** START OF Data for this exercise **

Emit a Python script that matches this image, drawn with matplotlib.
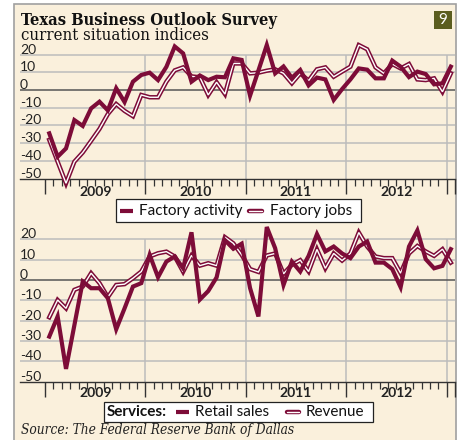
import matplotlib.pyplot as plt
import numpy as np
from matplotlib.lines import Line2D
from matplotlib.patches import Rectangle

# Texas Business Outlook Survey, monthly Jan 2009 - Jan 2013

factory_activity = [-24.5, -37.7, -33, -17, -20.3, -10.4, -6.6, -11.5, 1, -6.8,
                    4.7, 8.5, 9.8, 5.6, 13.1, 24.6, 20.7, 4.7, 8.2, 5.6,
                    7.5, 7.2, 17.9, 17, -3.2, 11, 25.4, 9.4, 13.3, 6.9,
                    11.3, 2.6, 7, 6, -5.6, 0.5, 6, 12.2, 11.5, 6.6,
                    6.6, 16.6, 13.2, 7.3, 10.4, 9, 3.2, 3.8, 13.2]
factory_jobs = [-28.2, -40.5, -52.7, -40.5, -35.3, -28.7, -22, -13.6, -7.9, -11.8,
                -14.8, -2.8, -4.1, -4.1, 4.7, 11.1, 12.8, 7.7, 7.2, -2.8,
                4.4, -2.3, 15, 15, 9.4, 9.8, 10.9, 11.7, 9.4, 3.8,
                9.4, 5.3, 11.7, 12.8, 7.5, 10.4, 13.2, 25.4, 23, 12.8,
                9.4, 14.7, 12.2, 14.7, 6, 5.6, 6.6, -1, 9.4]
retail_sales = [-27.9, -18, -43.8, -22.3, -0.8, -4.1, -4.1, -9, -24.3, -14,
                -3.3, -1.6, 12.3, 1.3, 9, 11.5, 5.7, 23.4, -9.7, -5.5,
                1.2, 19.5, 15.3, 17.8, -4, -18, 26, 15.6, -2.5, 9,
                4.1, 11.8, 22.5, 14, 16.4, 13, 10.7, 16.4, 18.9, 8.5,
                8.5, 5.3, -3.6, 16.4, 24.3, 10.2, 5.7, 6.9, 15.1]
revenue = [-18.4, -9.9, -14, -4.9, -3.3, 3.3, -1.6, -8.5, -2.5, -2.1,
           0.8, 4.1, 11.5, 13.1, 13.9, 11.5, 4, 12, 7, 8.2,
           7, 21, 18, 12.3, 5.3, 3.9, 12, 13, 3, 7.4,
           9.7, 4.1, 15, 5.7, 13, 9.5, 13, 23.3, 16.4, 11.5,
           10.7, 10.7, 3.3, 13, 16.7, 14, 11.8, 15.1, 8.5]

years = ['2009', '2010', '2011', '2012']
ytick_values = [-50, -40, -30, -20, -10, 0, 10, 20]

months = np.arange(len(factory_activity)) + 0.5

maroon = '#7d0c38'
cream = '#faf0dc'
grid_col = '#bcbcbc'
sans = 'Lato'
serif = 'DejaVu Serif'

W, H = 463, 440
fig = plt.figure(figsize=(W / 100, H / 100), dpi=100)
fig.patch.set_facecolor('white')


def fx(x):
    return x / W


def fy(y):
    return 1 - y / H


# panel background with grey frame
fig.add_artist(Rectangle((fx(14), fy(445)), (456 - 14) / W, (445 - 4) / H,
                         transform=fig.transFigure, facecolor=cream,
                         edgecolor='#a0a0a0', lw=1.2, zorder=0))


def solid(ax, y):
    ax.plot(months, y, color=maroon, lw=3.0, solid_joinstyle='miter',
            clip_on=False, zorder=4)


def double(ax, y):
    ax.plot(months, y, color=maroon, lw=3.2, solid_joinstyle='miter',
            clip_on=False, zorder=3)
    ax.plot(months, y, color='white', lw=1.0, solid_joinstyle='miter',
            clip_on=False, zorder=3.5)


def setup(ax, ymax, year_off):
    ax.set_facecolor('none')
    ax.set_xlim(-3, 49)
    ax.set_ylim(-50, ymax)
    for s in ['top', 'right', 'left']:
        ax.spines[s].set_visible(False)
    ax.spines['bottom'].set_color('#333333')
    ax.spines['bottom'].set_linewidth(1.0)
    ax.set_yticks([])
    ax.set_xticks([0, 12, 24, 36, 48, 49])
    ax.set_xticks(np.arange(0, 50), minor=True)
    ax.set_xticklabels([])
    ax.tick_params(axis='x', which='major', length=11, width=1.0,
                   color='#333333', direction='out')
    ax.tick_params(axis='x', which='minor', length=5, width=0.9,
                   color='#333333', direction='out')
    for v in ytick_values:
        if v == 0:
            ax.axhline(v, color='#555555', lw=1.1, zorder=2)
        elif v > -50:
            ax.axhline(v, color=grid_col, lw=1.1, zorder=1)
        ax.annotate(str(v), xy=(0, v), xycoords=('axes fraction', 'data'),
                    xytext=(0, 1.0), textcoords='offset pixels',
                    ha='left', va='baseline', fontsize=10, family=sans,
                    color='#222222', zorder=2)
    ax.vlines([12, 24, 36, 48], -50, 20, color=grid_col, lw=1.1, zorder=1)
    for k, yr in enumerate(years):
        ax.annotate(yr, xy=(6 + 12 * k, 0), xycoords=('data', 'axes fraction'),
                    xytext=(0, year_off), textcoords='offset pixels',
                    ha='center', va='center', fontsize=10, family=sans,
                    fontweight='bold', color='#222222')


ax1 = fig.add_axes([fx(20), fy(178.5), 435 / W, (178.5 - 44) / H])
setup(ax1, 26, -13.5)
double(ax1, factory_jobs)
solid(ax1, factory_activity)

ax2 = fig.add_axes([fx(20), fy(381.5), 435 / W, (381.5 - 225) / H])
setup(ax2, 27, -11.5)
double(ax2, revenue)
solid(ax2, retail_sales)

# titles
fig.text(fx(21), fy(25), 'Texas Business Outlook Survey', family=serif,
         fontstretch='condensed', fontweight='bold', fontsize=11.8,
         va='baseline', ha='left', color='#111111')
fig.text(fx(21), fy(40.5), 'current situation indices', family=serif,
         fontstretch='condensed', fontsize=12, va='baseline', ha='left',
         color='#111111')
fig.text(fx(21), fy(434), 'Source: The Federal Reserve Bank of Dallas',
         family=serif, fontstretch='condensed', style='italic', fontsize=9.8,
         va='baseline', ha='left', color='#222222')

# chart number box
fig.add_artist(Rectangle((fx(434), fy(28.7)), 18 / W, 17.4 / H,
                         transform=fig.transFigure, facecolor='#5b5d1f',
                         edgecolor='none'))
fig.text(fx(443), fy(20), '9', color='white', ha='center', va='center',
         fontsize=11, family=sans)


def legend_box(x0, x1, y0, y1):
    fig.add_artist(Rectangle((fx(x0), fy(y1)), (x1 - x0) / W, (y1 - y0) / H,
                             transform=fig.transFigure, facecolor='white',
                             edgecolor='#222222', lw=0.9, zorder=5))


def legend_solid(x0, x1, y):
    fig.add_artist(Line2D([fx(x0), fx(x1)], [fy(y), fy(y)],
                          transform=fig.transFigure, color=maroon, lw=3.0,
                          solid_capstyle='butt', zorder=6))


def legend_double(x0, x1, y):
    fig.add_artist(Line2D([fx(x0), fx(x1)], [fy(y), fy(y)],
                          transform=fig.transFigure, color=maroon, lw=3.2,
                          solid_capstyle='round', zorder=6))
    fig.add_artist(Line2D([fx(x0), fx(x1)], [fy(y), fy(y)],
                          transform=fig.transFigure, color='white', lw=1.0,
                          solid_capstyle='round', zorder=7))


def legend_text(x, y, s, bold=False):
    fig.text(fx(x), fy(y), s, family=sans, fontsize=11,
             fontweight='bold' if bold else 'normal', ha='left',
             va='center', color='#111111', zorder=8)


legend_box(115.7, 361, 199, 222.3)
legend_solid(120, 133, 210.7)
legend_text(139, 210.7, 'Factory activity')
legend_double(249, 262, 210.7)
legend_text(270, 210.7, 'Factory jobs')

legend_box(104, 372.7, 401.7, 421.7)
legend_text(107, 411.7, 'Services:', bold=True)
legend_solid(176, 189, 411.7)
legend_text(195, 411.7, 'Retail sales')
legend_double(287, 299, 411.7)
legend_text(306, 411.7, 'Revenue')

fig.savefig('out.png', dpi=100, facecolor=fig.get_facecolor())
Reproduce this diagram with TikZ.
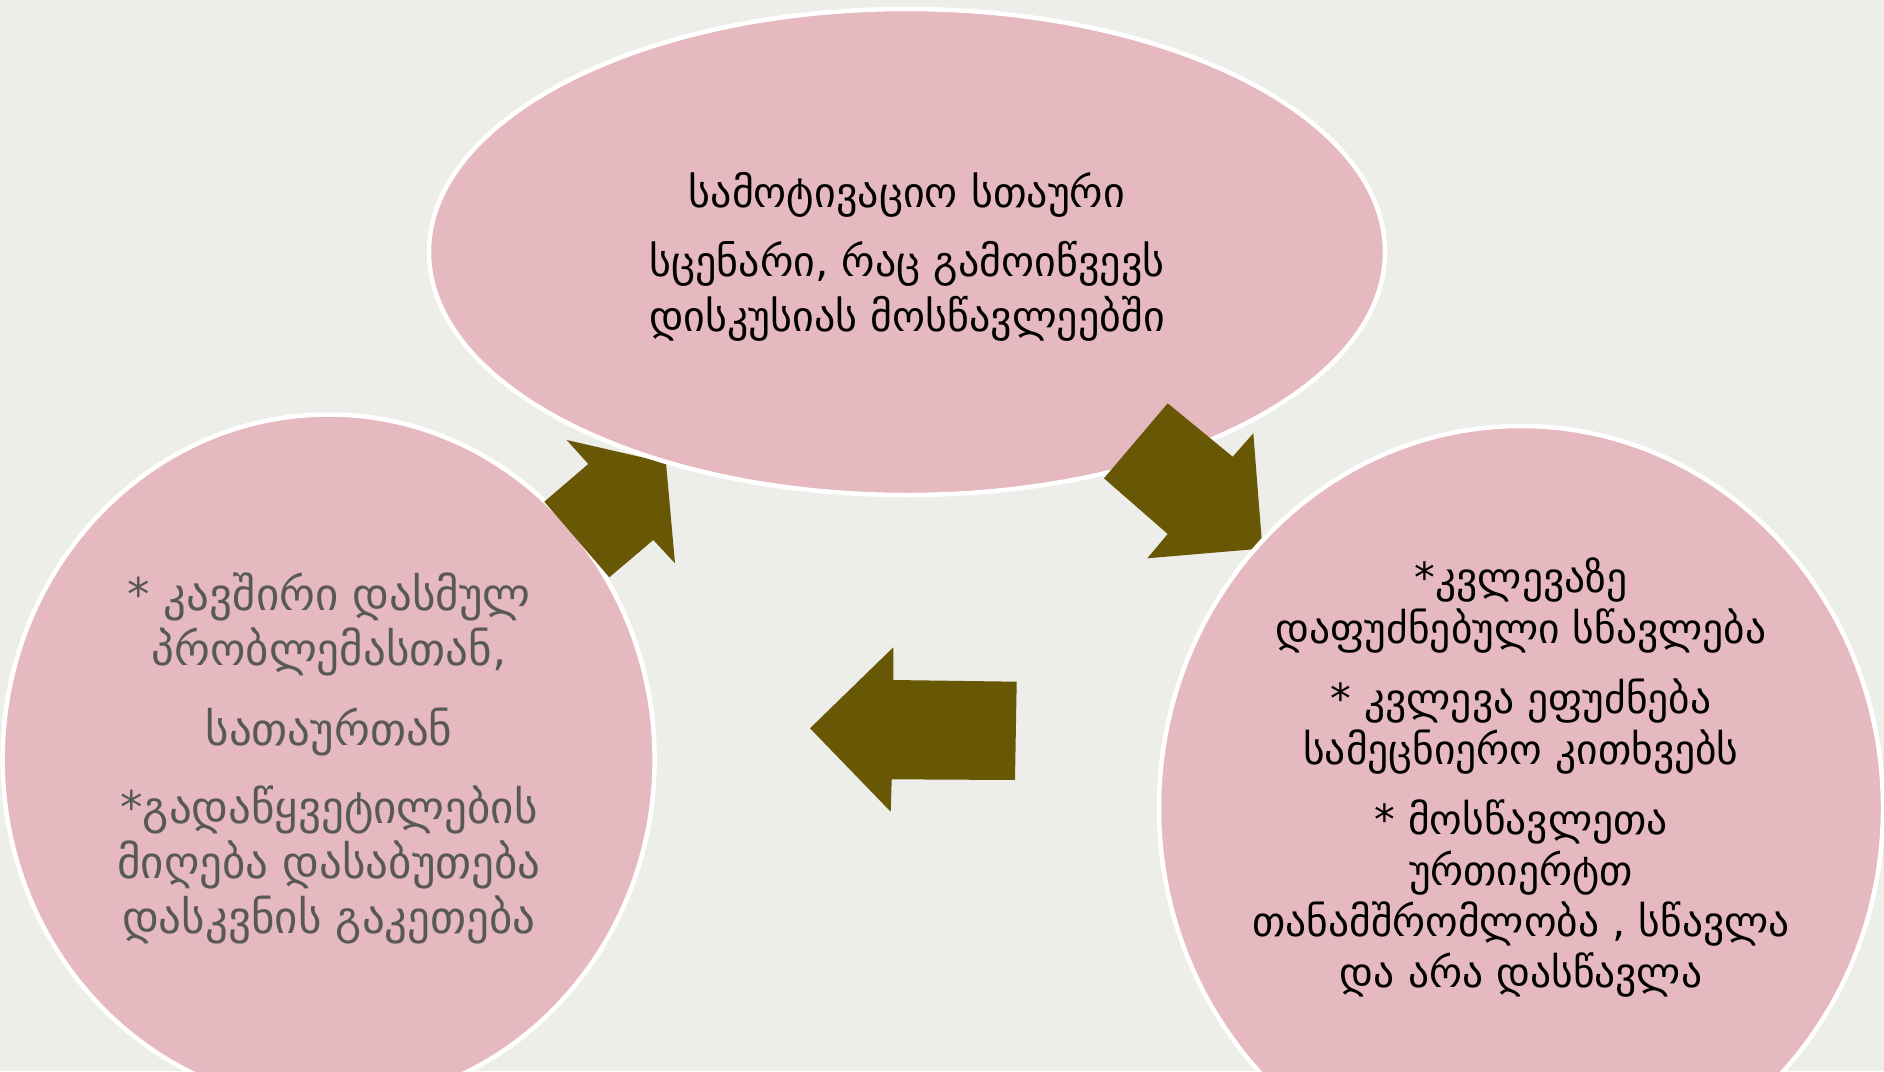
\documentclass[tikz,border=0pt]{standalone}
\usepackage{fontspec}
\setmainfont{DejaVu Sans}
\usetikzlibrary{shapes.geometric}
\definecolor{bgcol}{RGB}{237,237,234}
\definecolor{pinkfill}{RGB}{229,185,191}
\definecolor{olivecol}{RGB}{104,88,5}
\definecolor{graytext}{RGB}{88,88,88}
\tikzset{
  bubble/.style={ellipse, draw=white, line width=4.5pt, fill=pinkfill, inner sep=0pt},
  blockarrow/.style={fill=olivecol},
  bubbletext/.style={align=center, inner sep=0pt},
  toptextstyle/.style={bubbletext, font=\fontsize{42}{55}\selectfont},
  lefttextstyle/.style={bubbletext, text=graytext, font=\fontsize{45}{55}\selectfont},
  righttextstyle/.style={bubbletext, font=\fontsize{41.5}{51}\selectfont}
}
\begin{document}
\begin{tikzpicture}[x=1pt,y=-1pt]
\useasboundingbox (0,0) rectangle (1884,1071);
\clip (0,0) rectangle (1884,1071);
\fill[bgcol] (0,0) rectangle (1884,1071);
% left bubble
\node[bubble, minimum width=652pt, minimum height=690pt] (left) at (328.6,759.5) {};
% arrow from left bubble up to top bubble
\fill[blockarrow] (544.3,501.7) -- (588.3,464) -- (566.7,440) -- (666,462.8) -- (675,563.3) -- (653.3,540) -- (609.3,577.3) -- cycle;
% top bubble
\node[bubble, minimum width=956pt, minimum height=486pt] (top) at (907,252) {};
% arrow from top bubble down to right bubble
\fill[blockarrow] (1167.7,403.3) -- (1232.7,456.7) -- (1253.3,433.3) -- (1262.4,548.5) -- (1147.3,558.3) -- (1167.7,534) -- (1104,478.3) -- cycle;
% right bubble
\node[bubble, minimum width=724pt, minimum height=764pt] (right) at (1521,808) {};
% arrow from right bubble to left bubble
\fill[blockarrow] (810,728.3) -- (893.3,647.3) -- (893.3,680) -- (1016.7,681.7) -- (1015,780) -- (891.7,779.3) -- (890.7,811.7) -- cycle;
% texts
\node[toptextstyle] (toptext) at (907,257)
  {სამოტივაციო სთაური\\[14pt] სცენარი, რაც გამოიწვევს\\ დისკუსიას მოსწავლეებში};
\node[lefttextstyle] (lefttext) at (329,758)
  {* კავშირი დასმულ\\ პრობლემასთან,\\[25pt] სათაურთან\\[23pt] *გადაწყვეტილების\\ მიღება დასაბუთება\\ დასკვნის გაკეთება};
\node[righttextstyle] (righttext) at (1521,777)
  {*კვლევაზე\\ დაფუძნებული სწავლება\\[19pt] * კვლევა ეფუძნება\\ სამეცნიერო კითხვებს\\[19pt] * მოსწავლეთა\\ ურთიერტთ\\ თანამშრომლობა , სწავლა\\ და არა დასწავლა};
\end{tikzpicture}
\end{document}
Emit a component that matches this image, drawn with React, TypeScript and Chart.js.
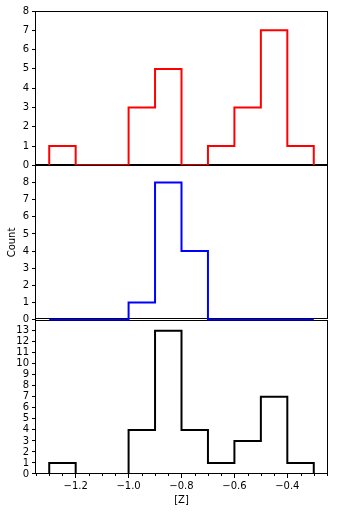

** END OF Data for this exercise **

#### Exercise brief:
Say how many lines of the listing above contain "image", with no other words.

#### Correct answer:
2